Best-fit player profile
Europalace bonuses are most defensible for players who already like Microgaming games, are comfortable with standard online-casino verification, and do not need a massive mix of providers to stay engaged. It is also a more logical fit for players who value low-friction deposit options over flashy, one-time promotion design.
On the other hand, if your main criterion is fast, transparent cash-out after clearing a bonus, you should be cautious. If your preferred style is high-volatility table play or live dealer sessions, bonus efficiency may be limited. And if you are playing from Canada and expect a fully Ontario-style regulated experience, you should separate offshore access from provincially regulated convenience. Those are not the same product.
Mini-FAQ
Are Europalace bonuses good value for Canadian players?
They can be useful if you already want the Microgaming library and can live with standard wagering conditions. The value is more about practical fit than headline size.
What is the biggest risk with a casino bonus?

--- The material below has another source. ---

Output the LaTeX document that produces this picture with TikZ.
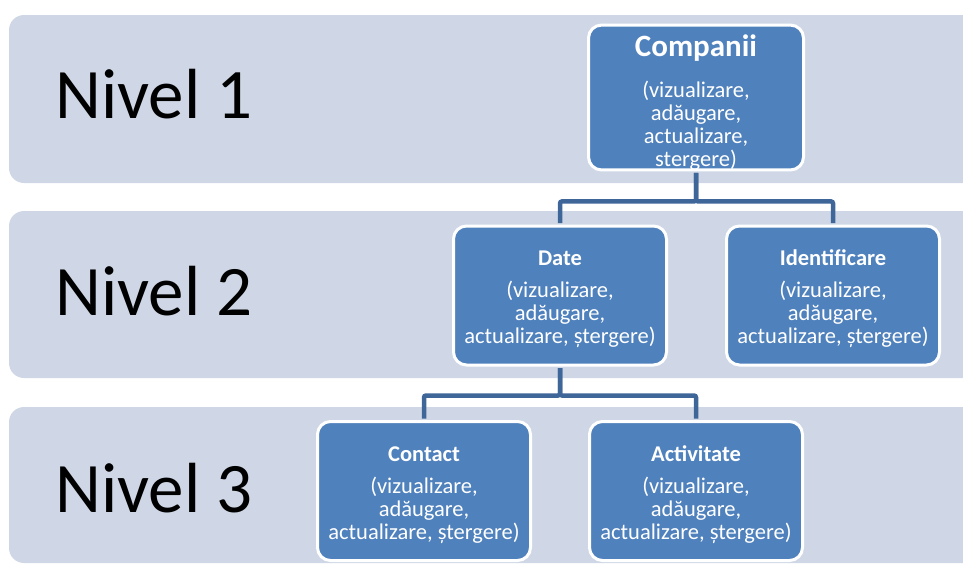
\documentclass[tikz,border=0pt]{standalone}
\usepackage{fontspec}
\setmainfont{Carlito}
\definecolor{bandfill}{HTML}{CFD7E6}
\definecolor{boxfill}{HTML}{4F81BD}
\definecolor{linkcol}{HTML}{3F6698}
\newcommand{\topstrut}[1]{\rule{0pt}{#1}}
\begin{document}
\begin{tikzpicture}[x=1pt,y=-1pt,
  band/.style={fill=bandfill,rounded corners=15pt},
  lvl/.style={anchor=base west,inner sep=0pt,font=\fontsize{71}{80}\selectfont,text=black},
  orgbox/.style={draw=white,line width=3pt,fill=boxfill,rounded corners=13pt,
    minimum width=213pt,minimum height=139pt,text=white,align=center,
    inner sep=0pt,font=\fontsize{22.5}{23}\selectfont},
  link/.style={draw=linkcol,line width=4.5pt,rounded corners=2pt,shorten <=1.5pt,shorten >=1.5pt}]
\useasboundingbox (0,0) rectangle (963,566);
\path[band] (9,15) rectangle (990,183);
\path[band] (9,211) rectangle (990,378);
\path[band] (9,407) rectangle (990,563);
\node[lvl] (n1) at (55,118) {Nivel 1};
\node[lvl] (n2) at (55,315) {Nivel 2};
\node[lvl] (n3) at (55,512) {Nivel 3};
\node[orgbox,minimum width=215pt,minimum height=141pt] (comp) at (696,97.5)
  {\topstrut{31pt}{\fontsize{31}{31}\selectfont\bfseries Companii}\\[18pt]
   (vizualizare,\\ adăugare,\\ actualizare,\\ stergere)};
\node[orgbox] (date) at (560,295.5)
  {\topstrut{22pt}{\bfseries Date}\\[9pt] (vizualizare,\\ adăugare,\\ actualizare, ștergere)};
\node[orgbox] (ident) at (833,295.5)
  {\topstrut{22pt}{\bfseries Identificare}\\[9pt] (vizualizare,\\ adăugare,\\ actualizare, ștergere)};
\node[orgbox] (cont) at (424,491)
  {\topstrut{23pt}{\bfseries Contact}\\[9pt] (vizualizare,\\ adăugare,\\ actualizare, ștergere)};
\node[orgbox] (act) at (696,491)
  {\topstrut{23pt}{\bfseries Activitate}\\[9pt] (vizualizare,\\ adăugare,\\ actualizare, ștergere)};
\draw[link] (comp.south) -- ++(0,30) -| (date.north);
\draw[link] (comp.south) -- ++(0,30) -| (ident.north);
\draw[link] (date.south) -- ++(0,29) -| (cont.north);
\draw[link] (date.south) -- ++(0,29) -| (act.north);
\end{tikzpicture}
\end{document}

The biggest risk is locked value: you deposit, earn bonus credit, then find the wagering rules, game restrictions, or withdrawal process reduce the amount you can actually use.
Should I care about Interac when judging a bonus?
Yes. For Canada, payment convenience affects the real cost of playing. If a casino makes deposits and withdrawals easier, the bonus is usually more practical.
Is a bigger bonus always better?
No. A smaller bonus with lighter playthrough and cleaner withdrawal handling often has better real-world value than a larger, restrictive offer.
Bottom line
Europalace is best judged as a value-first, terms-driven casino rather than a hype-led promotion machine. For Canadian players, that means the bonus only matters if the cashier works for your setup, the wagering rules are manageable, and you are comfortable with the platform’s limitations on provider variety and payout transparency. If you like the Microgaming environment and you want a straightforward promotional boost, it may be serviceable. If you want maximum bonus efficiency with the least friction, you should inspect the terms very carefully before committing.